I am considering the possibility of swiping and then going back and doing several bead pours to create flower burst in the area with fewer cells. Is that feasable? Again, I am still learning and I would try this first on watercolor paper or a canvas panel, Still getting warping on both of those but they make good practice pours before I do a canvas. I will be glad when I use up all the old paints my wife has collected. She is now more into alcohol ink and multi media projects since she is more right brained than me.
You sure can mix techniques like that. Just make sure you tilt before you start the bead pulls/chain pulls as having too much paint moving around will really ruin those.

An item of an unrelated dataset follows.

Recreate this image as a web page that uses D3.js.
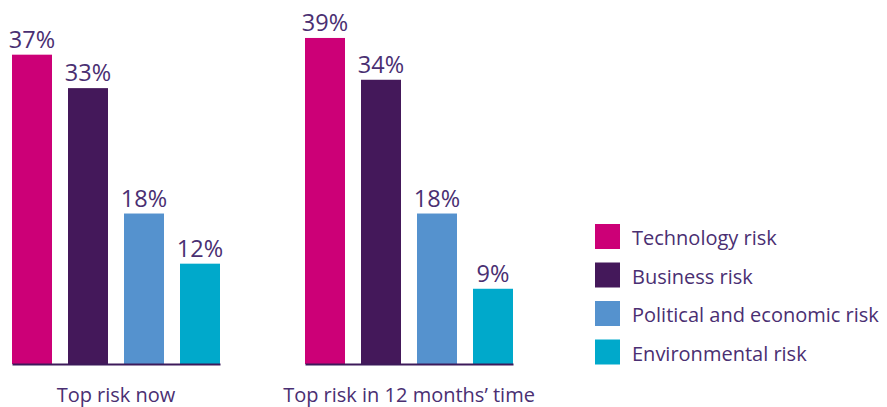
<!DOCTYPE html>
<html><head><meta charset="utf-8">
<script src="https://cdn.jsdelivr.net/npm/d3@7"></script>
<style>body{margin:0;background:#fff}svg{display:block}</style>
</head><body>
<script>
const groups = ["Top risk now", "Top risk in 12 months’ time"];
const series = ["Technology risk", "Business risk", "Political and economic risk", "Environmental risk"];
const nowValues = [37, 33, 18, 12];
const futureValues = [39, 34, 18, 9];
const colors = ["#cc0077", "#44185a", "#5592ce", "#00a9cb"];

const values = [nowValues, futureValues];
const W = 887, H = 407;
const font = "'Open Sans', 'Liberation Sans', Arial, sans-serif";
const textColor = "#4a2f72";

const svg = d3.select("body").append("svg").attr("width", W).attr("height", H);

const x0 = d3.scaleBand().domain(groups).range([12, 513]).paddingInner(85/293).paddingOuter(0);
const x1 = d3.scaleBand().domain(series).range([0, x0.bandwidth()]).paddingInner(16/56).paddingOuter(0);
const y = d3.scaleLinear().domain([0, 40]).range([364, 364 - 8.36*40]);
const color = d3.scaleOrdinal().domain(series).range(colors);

groups.forEach((g, gi) => {
  const gEl = svg.append("g").attr("transform", `translate(${x0(g)},0)`);
  const data = series.map((s, i) => ({s, v: values[gi][i]}));
  gEl.selectAll("rect").data(data).join("rect")
    .attr("x", d => x1(d.s)).attr("width", x1.bandwidth())
    .attr("y", d => y(d.v)).attr("height", d => y(0) - y(d.v))
    .attr("fill", d => color(d.s));
  gEl.selectAll("text.val").data(data).join("text").attr("class","val")
    .attr("x", d => x1(d.s) + x1.bandwidth()/2).attr("y", d => y(d.v) - 7)
    .attr("text-anchor", "middle").attr("font-family", font).attr("font-size", 23.5)
    .attr("font-weight", 500).attr("fill", textColor).text(d => d.v + "%");
  const axis = d3.axisBottom(d3.scaleLinear().range([0, x0.bandwidth()])).ticks(0).tickSize(0).tickFormat("");
  const ax = gEl.append("g").attr("transform", `translate(0,${y(0)})`).call(axis);
  ax.select(".domain").attr("stroke", "#3d1a5a").attr("stroke-width", 2);
  gEl.append("text").attr("x", x0.bandwidth()/2).attr("y", 402)
    .attr("text-anchor", "middle").attr("font-family", font).attr("font-size", 20)
    .attr("font-weight", 500).attr("fill", textColor).text(g);
});

const legend = svg.append("g").attr("transform", "translate(595,224)");
const ly = d3.scalePoint().domain(series).range([0, 38.5*3]);
const li = legend.selectAll("g").data(series).join("g").attr("transform", d => `translate(0,${ly(d)})`);
li.append("rect").attr("width", 25).attr("height", 25).attr("fill", d => color(d));
li.append("text").attr("x", 37).attr("y", 21).attr("font-family", font).attr("font-size", 20)
  .attr("font-weight", 500).attr("fill", textColor).text(d => d);
</script>
</body></html>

You recommend titanium white as base colour because its heavier but you just finished saying before that that the swipe colour should be heavier so it can slide across the base colours and that the base coat should be thinner? Which is it? Are the coloured paints under the swipe thinner and lighter weight? or are they thicker than the swipe paint? Or perhaps I don’t understand what base coat is? I have read this article three times. I’m still utterly confused and distressed. What is a base coat? Is it the colours under the swipe? Or is it a kind of sealer for the canvas. Most importantly which is thicker the swipe colour or the paints under it? Which is denser the swipe or the colours under it. Please reply. I’ve wasted too much time trying to decipher your notes.
Oh man, that article is 2 years old and I didn’t catch that when it was written and I think you’re the first one to point it out. The that should absolutely read “For a beginner, we recommend you use a titanium white as your swipe color.” I have fixed it now. Sorry about the confusion Pam and thank you so much for pointing it out.
You want heavy on top and lighter underneath. Bottom colors are slightly (very slightly) thicker than the top color to get the best swipe effect.